Schematic Diagram in PDF format
PCB Gerber Bottom Layer
PCB Gerber Top Overlay
PCB Gerber Bottom Solder Mask
PCB NC Drill File
LTspice ASC File
LTspice PLT File
The Rössler attractor, originally discovered by German biochemist Otto Eberhard Rössler, is a system that exhibits continuous-time chaos and is described by three coupled, ordinary differential equations. Rössler discovered a number of chaotic systems, including the first four-dimensional hyperchaotic attractor. However the system described here and thus dubbed the "Rössler attractor" is probably the most famous. The system is related to the Lorenz system, but is simpler, generating a chaotic attractor having a single lobe rather than two. The equations are:

dx/dt = -y-z

dy/dt = x+ay

dz/dt = b+z(x-c)

The behaviour of the system is chaotic for certain value ranges of the three coefficients, a, b and c. The values originally studied by Otto Rössler were a=0.2, b=0.2 and c=5.7. An excellent, and much more thorough introduction to the Rössler attractor, with references, is available at the Wikipedia page here

While the Rössler attractor is readily simulated with iterative, discrete-type digital computation techniques on a modern desktop P.C., using software packages such as MATLAB, or even in SPICE with a little more difficulty, it is also readily simulated with simple electronics hardware conforming to a much older concept; that of continuous analog computation. A complete electrical analog of the Rössler attractor, as described by the three differential equations above, can be implemented with an interconnection of just three distinct, basic and common circuit building blocks; namely the summing amplifier, the integrator and the analog multiplier. Here is my circuit that does just that:

In order to keep the computed and continuously-time variable x, y and z state solutions within the linear operating range of the operational amplifiers and the single analog multiplier chip running on +/-15V supply rails, a scaling (down) factor of 2:1 was used. Using standard value resistors, the a and c coefficient values were set as close as practical to the values originally used by Otto, while the b coefficient is made user-variable by means of potentiometer RV1. The oscilloscope pictures below show, in successive stages, the effect of varying RV1, and thus the b coefficient, over the full operating range.

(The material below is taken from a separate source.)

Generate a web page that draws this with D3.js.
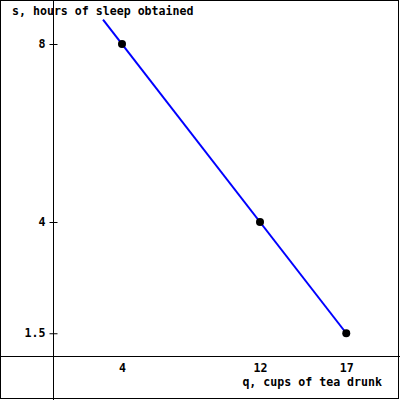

A sufficiently high value of b will cause oscillations to cease entirely, as depicted in the left-most image. This occurs with the wiper of RV1 positioned at the end of the most negative potential (the b coefficient is always a positive value, but U2B inverts the sign). As the wiper of RV1 is wound towards the positive, low-level oscillations eventually begin, but they are simply periodic to start with. As b is reduced in value further, the oscillations grow in amplitude and eventually become chaotic, and then increasingly more so. Oscillations will eventually cease altogether once again, but this time at the other end of the range, if RV1 is advanced far enough. Excessively low, or negative values of b do not permit a solution nor sustained oscillation. Oscillations resume when RV1 is readjusted back within the permitted range.

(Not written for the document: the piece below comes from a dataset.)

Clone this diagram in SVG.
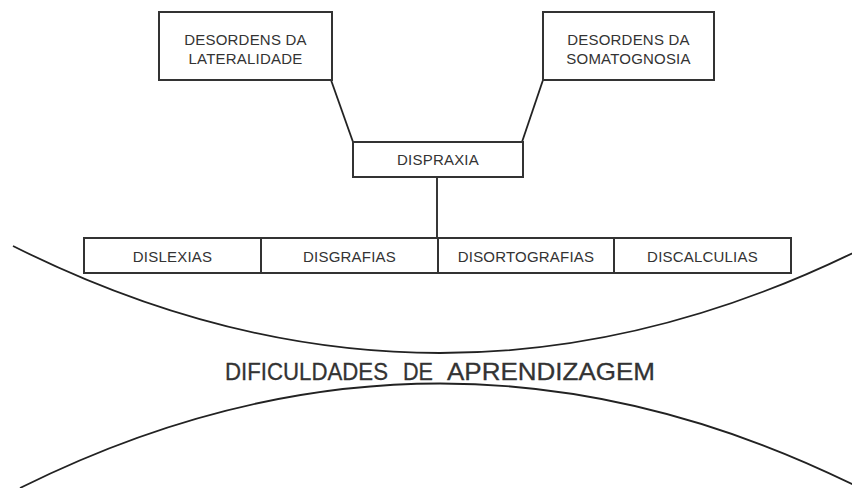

The CRT displays pictured were produced with the oscilloscope in the “X-Y” mode of operation, with the corresponding Vertical and Horizontal signal inputs connected to J1 and J2 as detailed in the schematic respectively. The Rössler Attractor is mapped in 3-dimensional space by the three coordinate values, x, y and z. As the oscilloscope can only produce a display in the “X-Y” mode with two coordinate values at any one time, a transformation is required. This is achieved by U2C and U2D, which generate the Vertical display signal for the oscilloscope by combining the x and z signals in such as way as to generate a 45-degree rotation to the perspective of the (consequently) 3-dimensional projection along the horizontal axis of the display.

I produced a small PCB for the entire circuit as depicted schematically above; the Gerber files of which can be downloaded via the links at the top of this page, along with the LTspice simulation files. The operation of the circuit is simulated in SPICE with a simple transient analysis:

Well, that's it. In conclusion; a rather simple and unusual function generator that makes for a good, demonstrative introduction to analog computation and chaos theory - and a fun weekend project as well.